Directed by Mike Figgis; Starring Julian Sands, Saffron Burrows, Stefano Dionisi, Kelly MacDonald, Gina McKee, Jonathan Rhys-Meyers, and Bernard Hill |
Mike Figgis could go in the books as one the most off-beat and unpredictable directors out there. He might make a beautiful drama like Leaving Las Vegas, or he might serve you with the ugliest of ugly films, Mr. Jones. Entering into the theatre for The Loss of Sexual Innocence, I was completely unsure of which I would be seeing, the good or the bad Figgis. Most critics had disliked the film, including Leonard Maltin who gave it his lowest rating, but Roger Ebert thoroughly liked the film. So what exactly was The Loss of Sexual Innocence? More or less, boring.
I can safely say that no other film has been more of a task to sit through than this, every scene comes leaving you hoping that the next will be the title scroll (a problem found quite often since Figgis enjoys black fades for dramatic effect). I was squirming in my seat continually, thanks to the uncontrollable repetitiveness and the unbelievable murkiness of the film.
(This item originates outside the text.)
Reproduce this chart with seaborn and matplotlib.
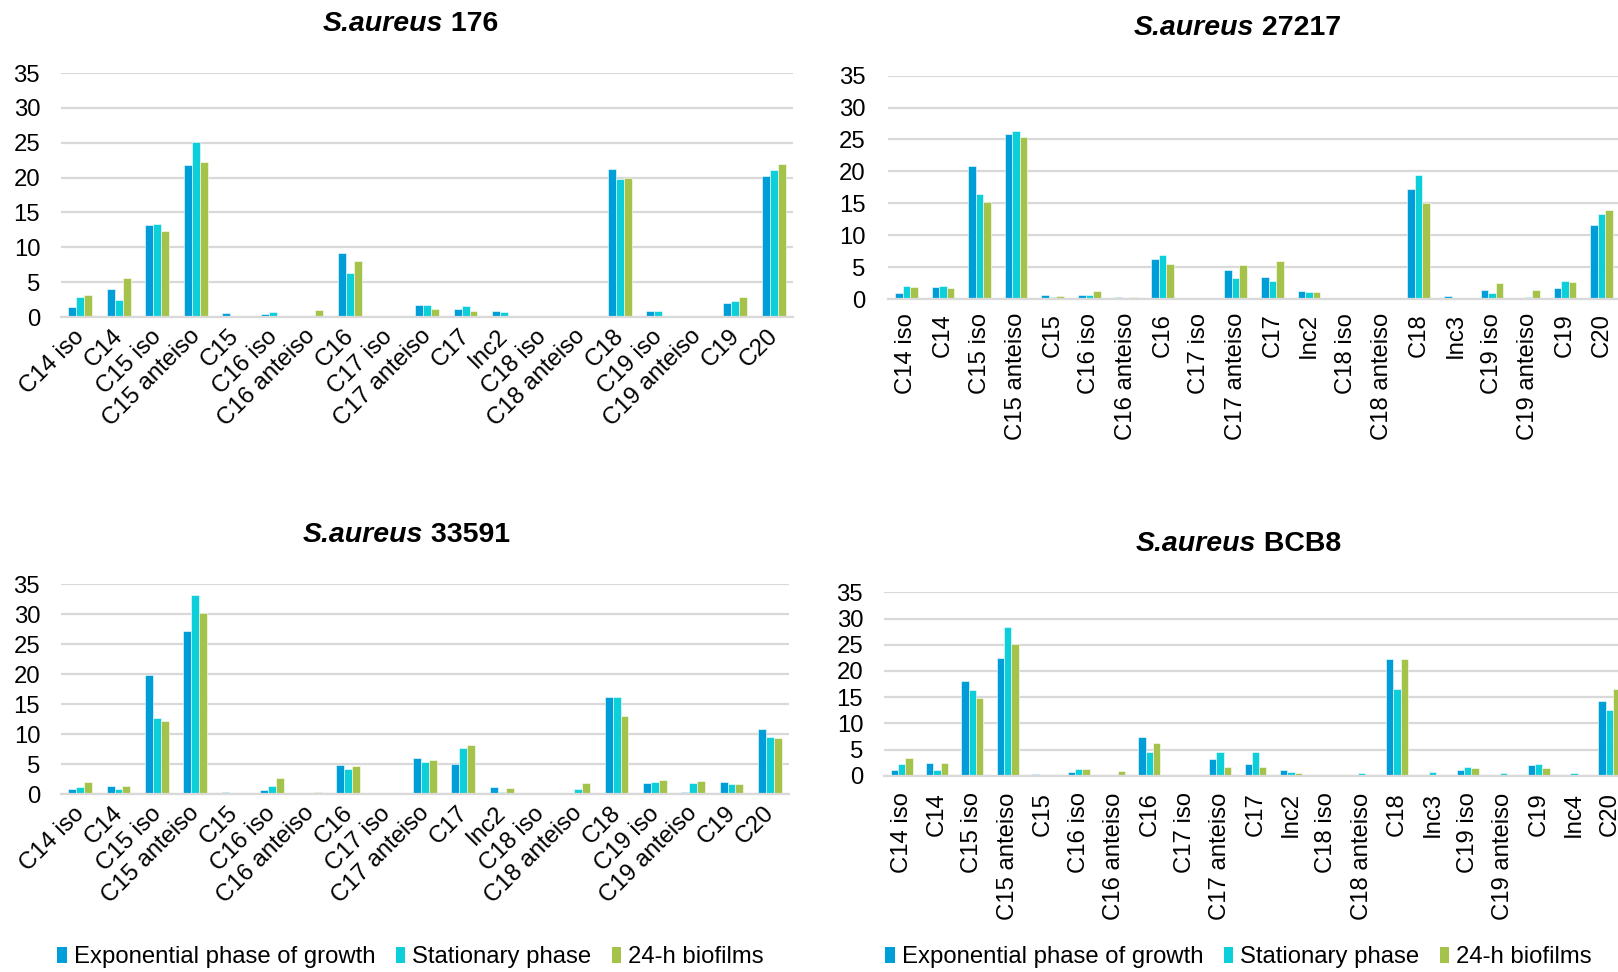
import matplotlib
matplotlib.use("Agg")
import matplotlib.pyplot as plt
import matplotlib.transforms as mtransforms
import pandas as pd
import seaborn as sns
from matplotlib.patches import Patch

# ---- data ---------------------------------------------------------------
phases = ["Exponential phase of growth", "Stationary phase", "24-h biofilms"]
colors = ["#009ED8", "#0DCFDA", "#A5C34B"]

cats_short = ["C14 iso", "C14", "C15 iso", "C15 anteiso", "C15", "C16 iso",
              "C16 anteiso", "C16", "C17 iso", "C17 anteiso", "C17", "Inc2",
              "C18 iso", "C18 anteiso", "C18", "C19 iso", "C19 anteiso",
              "C19", "C20"]
cats_inc3 = ["C14 iso", "C14", "C15 iso", "C15 anteiso", "C15", "C16 iso",
             "C16 anteiso", "C16", "C17 iso", "C17 anteiso", "C17", "Inc2",
             "C18 iso", "C18 anteiso", "C18", "Inc3", "C19 iso",
             "C19 anteiso", "C19", "C20"]
cats_inc4 = ["C14 iso", "C14", "C15 iso", "C15 anteiso", "C15", "C16 iso",
             "C16 anteiso", "C16", "C17 iso", "C17 anteiso", "C17", "Inc2",
             "C18 iso", "C18 anteiso", "C18", "Inc3", "C19 iso",
             "C19 anteiso", "C19", "Inc4", "C20"]

# S.aureus 176
s176_exp = [1.4, 4.0, 13.2, 21.8, 0.6, 0.5, 0.2, 9.2, 0.0, 1.7, 1.2, 0.8,
            0.0, 0.0, 21.3, 0.9, 0.0, 2.0, 20.2]
s176_sta = [2.8, 2.5, 13.3, 25.1, 0.2, 0.7, 0.0, 6.3, 0.0, 1.7, 1.6, 0.7,
            0.0, 0.1, 19.8, 0.8, 0.1, 2.3, 21.1]
s176_bio = [3.2, 5.6, 12.3, 22.2, 0.0, 0.0, 1.0, 8.0, 0.0, 1.2, 0.8, 0.2,
            0.0, 0.0, 20.0, 0.0, 0.0, 2.9, 22.0]

# S.aureus 27217
s27217_exp = [0.9, 1.9, 20.8, 25.9, 0.6, 0.7, 0.3, 6.2, 0.0, 4.5, 3.4, 1.25,
              0.0, 0.0, 17.3, 0.5, 1.4, 0.1, 1.7, 11.6]
s27217_sta = [2.0, 2.0, 16.4, 26.4, 0.3, 0.7, 0.0, 6.9, 0.0, 3.3, 2.8, 1.1,
              0.0, 0.1, 19.4, 0.0, 1.0, 0.35, 2.8, 13.4]
s27217_bio = [1.9, 1.8, 15.2, 25.4, 0.5, 1.25, 0.3, 5.5, 0.0, 5.3, 5.9, 1.1,
              0.0, 0.0, 15.0, 0.0, 2.5, 1.35, 2.6, 13.95]

# S.aureus 33591
s33591_exp = [0.85, 1.4, 19.9, 27.2, 0.3, 0.6, 0.0, 4.8, 0.0, 5.95, 5.0, 1.2,
              0.0, 0.0, 16.2, 1.85, 0.3, 2.0, 10.8]
s33591_sta = [1.2, 0.85, 12.7, 33.2, 0.0, 1.3, 0.0, 4.1, 0.0, 5.35, 7.7, 0.3,
              0.0, 0.85, 16.2, 2.0, 1.85, 1.6, 9.45]
s33591_bio = [2.0, 1.3, 12.2, 30.2, 0.0, 2.6, 0.3, 4.7, 0.0, 5.7, 8.1, 0.95,
              0.0, 1.9, 13.1, 2.4, 2.1, 1.65, 9.35]

# S.aureus BCB8
sbcb8_exp = [1.1, 2.5, 18.0, 22.5, 0.4, 0.65, 0.2, 7.45, 0.0, 3.2, 2.15, 1.0,
             0.0, 0.0, 22.3, 0.0, 1.1, 0.0, 2.05, 0.1, 14.2]
sbcb8_sta = [2.2, 1.1, 16.3, 28.45, 0.0, 1.35, 0.0, 4.5, 0.0, 4.5, 4.5, 0.7,
             0.0, 0.45, 16.5, 0.8, 1.65, 0.6, 2.15, 0.6, 12.5]
sbcb8_bio = [3.4, 2.35, 14.8, 25.1, 0.0, 1.3, 0.9, 6.2, 0.0, 1.6, 1.65, 0.5,
             0.0, 0.0, 22.3, 0.0, 1.4, 0.0, 1.45, 0.0, 16.5]

# ---- style --------------------------------------------------------------
sns.set_theme(style="white")
plt.rcParams["font.family"] = ["Liberation Sans", "DejaVu Sans"]
plt.rcParams["text.color"] = "black"

W, H = 1618, 972
fig = plt.figure(figsize=(W / 100, H / 100), dpi=100)
GRID = "#D9D9D9"
FS = 17.2


def px_rect(x0, y_top, x1, y_bottom):
    return [x0 / W, 1 - y_bottom / H, (x1 - x0) / W, (y_bottom - y_top) / H]


def panel(rect, cats, exp, sta, bio, rotation, xpad, ypad):
    ax = fig.add_axes(rect)
    n = len(cats)
    df = pd.DataFrame({
        "fatty_acid": cats * 3,
        "percent": exp + sta + bio,
        "phase": [phases[0]] * n + [phases[1]] * n + [phases[2]] * n,
    })
    sns.barplot(data=df, x="fatty_acid", y="percent", hue="phase",
                order=cats, hue_order=phases, palette=colors, saturation=1,
                width=0.62, edgecolor="white", linewidth=0.4, errorbar=None,
                legend=False, ax=ax)
    ax.set_ylim(0, 35)
    ax.set_yticks(range(0, 36, 5))
    ax.set_xlim(-0.5, n - 0.5)
    ax.set_xlabel("")
    ax.set_ylabel("")
    ax.set_axisbelow(True)
    ax.yaxis.grid(True, color=GRID, linewidth=1.6)
    for side in ("top", "right", "left"):
        ax.spines[side].set_visible(False)
    ax.spines["bottom"].set_color(GRID)
    ax.spines["bottom"].set_linewidth(1.6)
    ax.tick_params(axis="y", length=0, pad=ypad, labelsize=FS, colors="black")
    ax.tick_params(axis="x", length=0, pad=xpad, labelsize=FS, colors="black")
    if rotation == 45:
        shift = mtransforms.ScaledTranslation(-7 / 100, 0, fig.dpi_scale_trans)
        for lab in ax.get_xticklabels():
            lab.set_rotation(45)
            lab.set_ha("right")
            lab.set_rotation_mode("anchor")
            lab.set_transform(lab.get_transform() + shift)
    else:
        plt.setp(ax.get_xticklabels(), rotation=90, ha="center", va="top")
    return ax


panel(px_rect(61, 73, 793, 317), cats_short, s176_exp, s176_sta, s176_bio,
      45, 6, 15)
panel(px_rect(888, 75.7, 1620, 299), cats_inc3, s27217_exp, s27217_sta,
      s27217_bio, 90, 10, 16)
panel(px_rect(61, 584.3, 789, 794), cats_short, s33591_exp, s33591_sta,
      s33591_bio, 45, 6, 15)
panel(px_rect(884, 592.3, 1627, 775.7), cats_inc4, sbcb8_exp, sbcb8_sta,
      sbcb8_bio, 90, 12, 15)

# ---- titles: italic species name followed by upright strain ------------
renderer = fig.canvas.get_renderer()


def title(xc, yc, strain):
    t1 = fig.text(0, 0, "S.aureus", fontsize=20.5, fontweight="bold",
                  style="italic", va="center", color="black")
    t2 = fig.text(0, 0, "\u00a0" + strain, fontsize=20.5, fontweight="bold",
                  va="center", color="black")
    w1 = t1.get_window_extent(renderer).width
    w2 = t2.get_window_extent(renderer).width
    x0 = xc - (w1 + w2) / 2
    t1.set_position((x0 / W, 1 - yc / H))
    t2.set_position(((x0 + w1) / W, 1 - yc / H))


title(410, 24, "176")
title(1237, 28, "27217")
title(406, 535, "33591")
title(1238, 544, "BCB8")

# ---- legends ------------------------------------------------------------
handles = [Patch(facecolor=c, edgecolor="none") for c in colors]
for x_left in (57, 885):
    fig.legend(handles, phases, loc="center left",
               bbox_to_anchor=(x_left / W, 1 - 957 / H), ncol=3,
               frameon=False, fontsize=FS, handlelength=0.4,
               handleheight=0.65, handletextpad=0.3, columnspacing=0.85,
               borderpad=0, borderaxespad=0, labelcolor="black")

fig.savefig("out.png", dpi=100)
No, I’m not saying that I wanted a light, happy film, but the darkness and the cynicism of the film was actually a turn off in the film. For a film to be meant as a testament to the natural act of sex, it was rather dim in its view, almost as if it was Pat Buchanan’s The Loss of Sexual Innocence.
The film is more or less vignettes of one man’s life and the many moments in it when he seems to have lost his sexual innocence, ranging from spying a near nude woman as a small child in Kenya to walking into a bathroom filled with pornographic pictures on the floor on a road trip with his wife and child. The man, played by Sands, is a documentary filmmaker, who is set to film in Africa and remembering this stuff on the way. What real meaning does this have? It’s not really clear, nor am I terribly interested in trying to figure it out. Oh, and by the way, intermittently during this story, we are shown the birth of Adam and Eve to their subsequent dismissal from the Garden of Eden (a part of the film that I will admit to liking).
The film is well shot, that is one thing that I cannot say is wrong with the film, but it just is not enough to completely give merit to this film. I’ve seen some bad films over the years that have tried to be risqué, but none of them had the biting commentary of Happiness or Election, neither of which had any nudity to my recollection. The script does not carry the film, nor does it really seem like there is one, the film is mostly silence, and let’s face it, Mike Figgis is no Ingmar Bergman (has Bergman become the official comparison to anybody that tries something in films these days?). There were small moments of the film that I liked, but little more.